Was sind die Konsequenzen aus diesen Befunden? Nun, neben der bereits erhobenen Forderung nach einer Digitalisierung der Verzeichnisarbeit schlägt Schenk vor, die Aktenerschließung künftig so zu gestalten, dass die Forschung die Verschränkungen formeller und informeller Verfahrensabläufe besser analysieren könne. Dafür sei es notwendig, statt wie bisher auf flachere Verzeichnungen auf eine Tiefenverzeichnung zu setzen. Die Enthältvermerke müssten umfangreicher gestaltet werden. Inhaltlich müsste zudem ein stärkeres Gewicht auf die unteilbaren Bestände des Reichskammergerichtes und die Exhibiten-, Referenten- und Resolutionsprotokolle des Reichshofrats gelegt werden.

Dem ist kaum zu widersprechen. Gleichwohl stellt sich Frage, warum der Autor nicht auch eine stärkere Vernetzung der Verzeichnung der Reichshofratsakten mit denen des Erzkanzlers und der Reichshofkanzlei fordert. Immerhin hat er in seiner Analyse eben diese Bestände als zentral eingestuft.

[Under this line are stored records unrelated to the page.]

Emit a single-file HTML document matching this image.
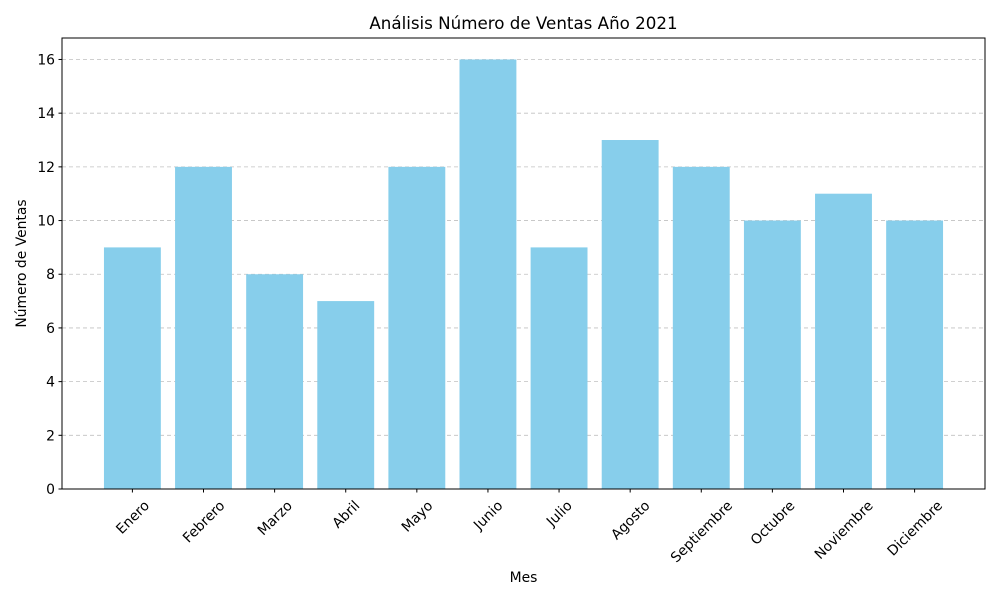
<!DOCTYPE html>
<html><head><meta charset="utf-8"><style>
body{margin:0;background:#fff}
svg{font-family:"DejaVu Sans","Liberation Sans",sans-serif}
</style></head><body>
<svg id="c" width="1000" height="600" xmlns="http://www.w3.org/2000/svg">
<rect width="1000" height="600" fill="#fff"/>
<text x="523.5" y="29" font-size="16.7" text-anchor="middle">Análisis Número de Ventas Año 2021</text>
<g id="grid"></g><g id="bars"></g>
<rect x="62" y="38" width="923" height="451" fill="none" stroke="#000" stroke-width="1"/>
<g id="yt"></g><g id="xt"></g>
<text x="523.5" y="582" font-size="13.9" text-anchor="middle">Mes</text>
<text transform="translate(26,263.5) rotate(-90)" font-size="13.9" text-anchor="middle">Número de Ventas</text>
</svg>
<script>
const categories=["Enero","Febrero","Marzo","Abril","Mayo","Junio","Julio","Agosto","Septiembre","Octubre","Noviembre","Diciembre"];
const sales=[9,12,8,7,12,16,9,13,12,10,11,10];
const yTicks=[0,2,4,6,8,10,12,14,16];
const NS="http://www.w3.org/2000/svg";
const L=62,R=985,T=38,B=489;
const ymax=Math.max(...sales)*1.05;
const y=v=>B-(v/ymax)*(B-T);
const n=categories.length, x0=-0.4-0.05*(n-0.2), x1=n-1+0.4+0.05*(n-0.2);
const x=i=>L+(i-x0)/(x1-x0)*(R-L);
const bw=0.8*(R-L)/(x1-x0);
function mk(t,a,p){const e=document.createElementNS(NS,t);for(const k in a)e.setAttribute(k,a[k]);p.appendChild(e);return e;}
const grid=document.getElementById('grid'),yt=document.getElementById('yt'),xt=document.getElementById('xt'),bars=document.getElementById('bars');
yTicks.forEach(v=>{
 const g=mk('line',{x1:L,x2:R,y1:y(v),y2:y(v),stroke:'#c0c0c0','stroke-dasharray':'4,3','stroke-width':0.8},grid);
 
 
 const tk=mk('line',{x1:L-3.5,x2:L,y1:y(v),y2:y(v),stroke:'#000'},yt);
 
 
 const t=mk('text',{x:L-7,y:y(v)+5,'font-size':13.9,'text-anchor':'end'},yt);t.textContent=v;
 
 
});
categories.forEach((c,i)=>{
 const b=mk('rect',{x:x(i)-bw/2,y:y(sales[i]),width:bw,height:B-y(sales[i]),fill:'#87ceeb'},bars);
 
 
 const tk=mk('line',{x1:x(i),x2:x(i),y1:B,y2:B+3.5,stroke:'#000'},xt);
 
 
 const t=mk('text',{'font-size':13.9,'text-anchor':'middle'},xt);t.textContent=c;
 
 
 const w=t.getComputedTextLength(),h=(w+11)*0.7071;
 const cy=B+10+h/2;
 t.setAttribute('x',x(i));t.setAttribute('y',cy+5);
 t.setAttribute('transform','rotate(-45 '+x(i)+' '+cy+')');
});
</script>
</body></html>
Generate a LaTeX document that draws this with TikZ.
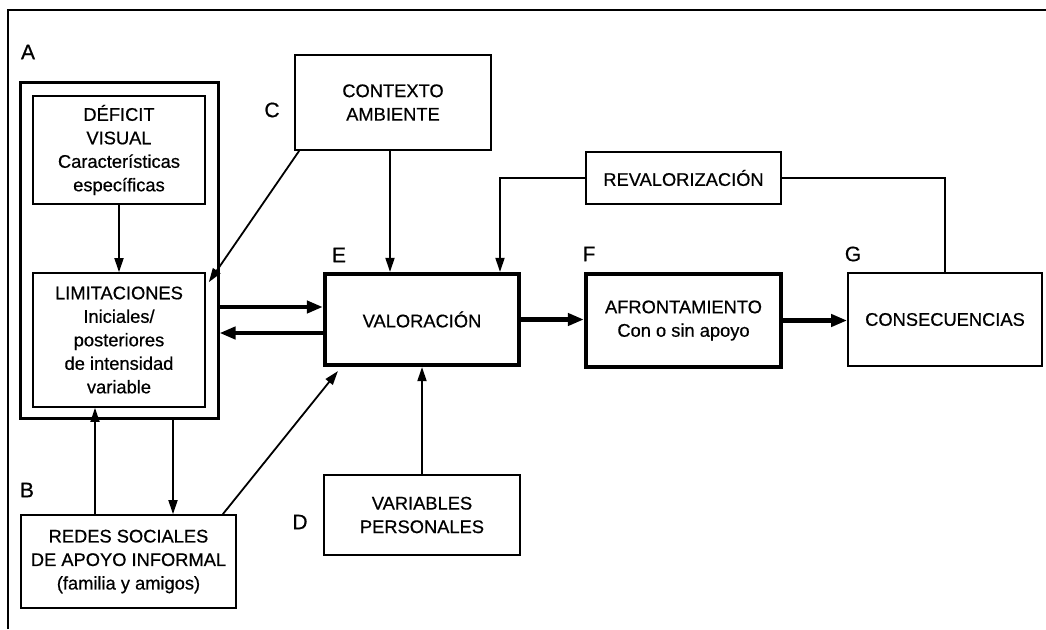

Auch scheint der von ihm gewählte Ansatz eine Perspektive zu fördern, die Reichskammergericht und Reichshofrat losgelöst von den Berichten der Kommissionen und der Residenten betrachtet. Hier droht die Bedeutung der Justiznachfrage für die Gerichtspraxis in den Hintergrund zu geraten.

Dessen ungeachtet stellt sein schmales Buch einen wichtigen Beitrag zur Forschungsdiskussion dar und ist gespickt mit einer Reihe faszinierender Fallbeispiele und Zitate.